What’s your “WHY” in life or for work?

I love learning new things. With work, that might mean learning a new technology, figuring out a new algorithm, or solving some new problem. With writing, it might be figuring out some new character, how someone thinks, how they react to certain situations, etc. 

How do you manage setbacks or obstacles? 

I think the main reason I got into software development in the first place was because I loved problem-solving. Obstacles are just something to figure out, and it’s usually what makes my job fun. Pretty much every day, I run into something I have literally no idea how to do, and breaking that problem down, figuring it out, learning something new, that’s what keeps me going. 

What’s your secret sauce, secret weapon or superhero power?
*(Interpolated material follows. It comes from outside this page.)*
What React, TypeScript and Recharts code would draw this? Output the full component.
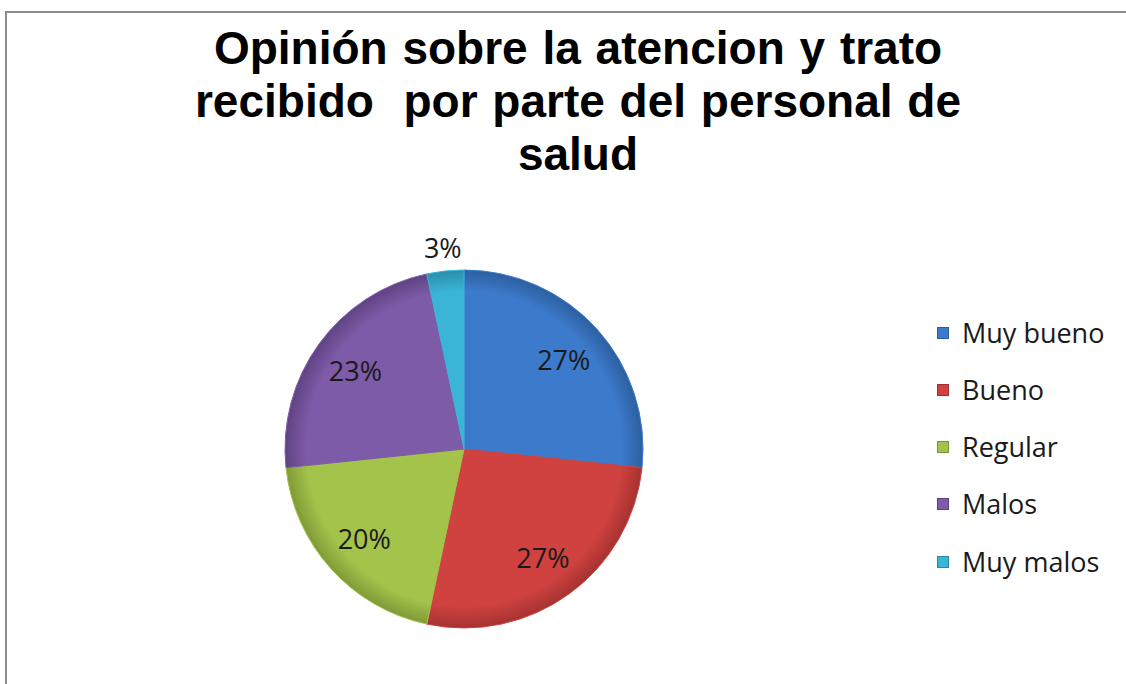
import React from "react";
import { PieChart, Pie, Cell, Legend } from "recharts";

const categories = ["Muy bueno", "Bueno", "Regular", "Malos", "Muy malos"];
const counts = [8, 8, 6, 7, 1];
const colors = ["#3c7bcc", "#cf4240", "#a3c34b", "#7e5ba8", "#3ab5d6"];
const rimColors = ["#2d5f9f", "#a63230", "#809a37", "#5f4383", "#2a8eaa"];
const titleLines = ["Opinión sobre la atencion y trato", "recibido  por parte del personal de", "salud"];

const data = categories.map((name, i) => ({ name, value: counts[i] }));

const RAD = Math.PI / 180;
const FONT = "'Open Sans', sans-serif";

const renderLabel = (props: any) => {
  const { cx, cy, midAngle, outerRadius, percent } = props;
  const r = percent < 0.05 ? outerRadius + 24 : outerRadius * 0.75;
  const x = cx + r * Math.cos(-midAngle * RAD);
  const y = cy + r * Math.sin(-midAngle * RAD);
  return (
    <text
      x={x}
      y={y}
      textAnchor="middle"
      dominantBaseline="central"
      fill="#1a1a1a"
      style={{ fontFamily: FONT, fontSize: 27 }}
    >
      {Math.round(percent * 100) + "%"}
    </text>
  );
};

const renderLegend = (props: any) => {
  const { payload } = props;
  return (
    <div style={{ display: "flex", flexDirection: "column" }}>
      {(payload || []).map((entry: any, i: number) => (
        <div
          key={i}
          style={{ height: 57.25, display: "flex", alignItems: "center" }}
        >
          <span
            style={{
              display: "inline-block",
              width: 12,
              height: 12,
              background: entry.color,
              boxShadow: "inset 0 0 0 1px rgba(0,0,0,0.25)",
              marginRight: 13,
            }}
          />
          <span style={{ fontFamily: FONT, fontSize: 27, color: "#1a1a1a", lineHeight: "30px" }}>
            {entry.value}
          </span>
        </div>
      ))}
    </div>
  );
};

export default function App() {
  return (
    <div style={{ position: "absolute", left: 0, top: 0, width: 1126, height: 684, overflow: "hidden", background: "#fff" }}>
      <div
        style={{
          position: "absolute",
          left: 5,
          top: 11,
          width: 1200,
          height: 800,
          border: "2px solid #8c8c8c",
          boxSizing: "border-box",
        }}
      />
      <div
        style={{
          position: "absolute",
          left: 78,
          top: 22,
          width: 1000,
          textAlign: "center",
          fontFamily: "'Liberation Sans', Arial, sans-serif",
          fontWeight: "bold",
          fontSize: 46,
          lineHeight: "53px",
          wordSpacing: "2px",
          color: "#000",
          whiteSpace: "pre",
        }}
      >
        {titleLines.map((l, i) => (
          <div key={i}>{l}</div>
        ))}
      </div>
      <div style={{ position: "absolute", left: 0, top: 0 }}>
        <PieChart width={1126} height={684} margin={{ top: 0, right: 0, bottom: 0, left: 0 }}>
          <defs>
            {colors.map((c, i) => (
              <radialGradient
                key={i}
                id={"g" + i}
                gradientUnits="userSpaceOnUse"
                cx={464}
                cy={449}
                r={179}
              >
                <stop offset="0%" stopColor={c} />
                <stop offset="88%" stopColor={c} />
                <stop offset="100%" stopColor={rimColors[i]} />
              </radialGradient>
            ))}
          </defs>
          <Pie
            data={data}
            dataKey="value"
            nameKey="name"
            cx={464}
            cy={449}
            outerRadius={179}
            startAngle={90}
            endAngle={-270}
            isAnimationActive={false}
            label={renderLabel}
            labelLine={false}
            stroke="#ffffff"
            strokeWidth={1}
          >
            {data.map((d, i) => (
              <Cell key={d.name} fill={`url(#g${i})`} stroke={colors[i]} />
            ))}
          </Pie>
          <Legend
            layout="vertical"
            verticalAlign="top"
            align="right"
            content={(p: any) =>
              renderLegend({
                payload: data.map((d, i) => ({ value: d.name, color: colors[i] })),
              })
            }
            wrapperStyle={{ position: "absolute", left: 937, top: 304, width: 190 }}
          />
        </PieChart>
      </div>
    </div>
  );
}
I’m not sure this qualifies as a secret sauce, and is possibly even an anti-power, but I try really hard to balance work and life. I’ve worked 50+ hour jobs, and I’ve found that I generally get less done in a 10-hour work day than in an 8-hour work day due to fatigue and dissatisfaction. Again, this is starting to sound like an anti-power, but I think it’s pretty true for most people. And if I make sure I schedule time to write, to jog or hike, read a book, watch TV, and so on, then when I’m at work, I’m focused and I can plow through whatever is thrown my way. 

What’s your advice to other tech workers/remote workers?

Find a community. I think one of the biggest challenges in remote work is isolation. A coworking space like Elevate is a great way to recreate the good parts of working in an office (like water-cooler chats) without the bad parts (unnecessary meetings, etc).

But for a remote team, I think it’s also important to create community across the team. At Panda Strike, we try to get the team together in a Google Hangout once a week (“Panda Time!”) to chat about anything other than work. It lets us put faces to names and get to know each other a little more. It goes a long way toward making the group feel like a team.